WHAT TO WORK ON:
Your output is the lines from the first one to the one containing "ax.spines[s].set_linewidth(1.5)", repeated exactly, with images left out.

PROVIDED DATA:
___

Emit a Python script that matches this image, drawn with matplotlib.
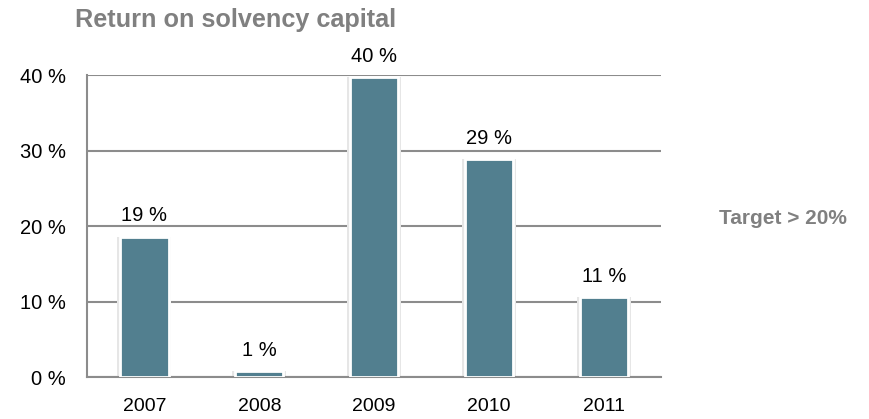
import matplotlib.pyplot as plt

plt.rcParams['font.family'] = ['Liberation Sans', 'DejaVu Sans']

years = ['2007', '2008', '2009', '2010', '2011']
values = [18.6, 0.8, 39.7, 28.9, 10.6]
labels = ['19 %', '1 %', '40 %', '29 %', '11 %']
yticks = [0, 10, 20, 30, 40]

fig = plt.figure(figsize=(8.7, 4.19), dpi=100)
ax = fig.add_axes([0.1, 0.1, 0.66, 0.721])

x = range(len(years))
# faint shadow behind the bars
ax.bar(x, [v + 0.25 for v in values], width=0.47, bottom=-0.25, color='#e6e6e6', linewidth=0, zorder=2)
ax.bar(x, values, width=0.42, color='#527f8f', edgecolor='white', linewidth=2, zorder=3)
for i in x:
    ax.text(i, values[i] + 1.5, labels[i], ha='center', va='bottom', fontsize=14.5, color='black')

ax.set_xlim(-0.5, 4.5)
ax.set_ylim(0, 40)
ax.set_yticks(yticks)
ax.set_yticklabels([str(t) + ' %' for t in yticks], fontsize=14.5)
ax.set_xticks(list(x))
ax.set_xticklabels(years, fontsize=14)
ax.tick_params(axis='both', length=0)
ax.tick_params(axis='x', pad=15)
ax.tick_params(axis='y', pad=15)
ax.grid(axis='y', color='#8c8c8c', linewidth=1.5, zorder=0)
for s in ['top', 'right']:
    ax.spines[s].set_visible(False)
for s in ['left', 'bottom']:
    ax.spines[s].set_color('#8c8c8c')
    ax.spines[s].set_linewidth(1.5)

fig.text(0.086, 0.952, 'Return on solvency capital', fontsize=18.2, fontweight='bold',
         color='#808080', va='center', ha='left')
fig.text(0.827, 0.479, 'Target > 20%', fontsize=15, fontweight='bold',
         color='#808080', va='center', ha='left')

fig.savefig('out.png', dpi=100)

___

SOLUTION BELOW:
Emit a Python script that matches this image, drawn with matplotlib.
import matplotlib.pyplot as plt

plt.rcParams['font.family'] = ['Liberation Sans', 'DejaVu Sans']

years = ['2007', '2008', '2009', '2010', '2011']
values = [18.6, 0.8, 39.7, 28.9, 10.6]
labels = ['19 %', '1 %', '40 %', '29 %', '11 %']
yticks = [0, 10, 20, 30, 40]

fig = plt.figure(figsize=(8.7, 4.19), dpi=100)
ax = fig.add_axes([0.1, 0.1, 0.66, 0.721])

x = range(len(years))
# faint shadow behind the bars
ax.bar(x, [v + 0.25 for v in values], width=0.47, bottom=-0.25, color='#e6e6e6', linewidth=0, zorder=2)
ax.bar(x, values, width=0.42, color='#527f8f', edgecolor='white', linewidth=2, zorder=3)
for i in x:
    ax.text(i, values[i] + 1.5, labels[i], ha='center', va='bottom', fontsize=14.5, color='black')

ax.set_xlim(-0.5, 4.5)
ax.set_ylim(0, 40)
ax.set_yticks(yticks)
ax.set_yticklabels([str(t) + ' %' for t in yticks], fontsize=14.5)
ax.set_xticks(list(x))
ax.set_xticklabels(years, fontsize=14)
ax.tick_params(axis='both', length=0)
ax.tick_params(axis='x', pad=15)
ax.tick_params(axis='y', pad=15)
ax.grid(axis='y', color='#8c8c8c', linewidth=1.5, zorder=0)
for s in ['top', 'right']:
    ax.spines[s].set_visible(False)
for s in ['left', 'bottom']:
    ax.spines[s].set_color('#8c8c8c')
    ax.spines[s].set_linewidth(1.5)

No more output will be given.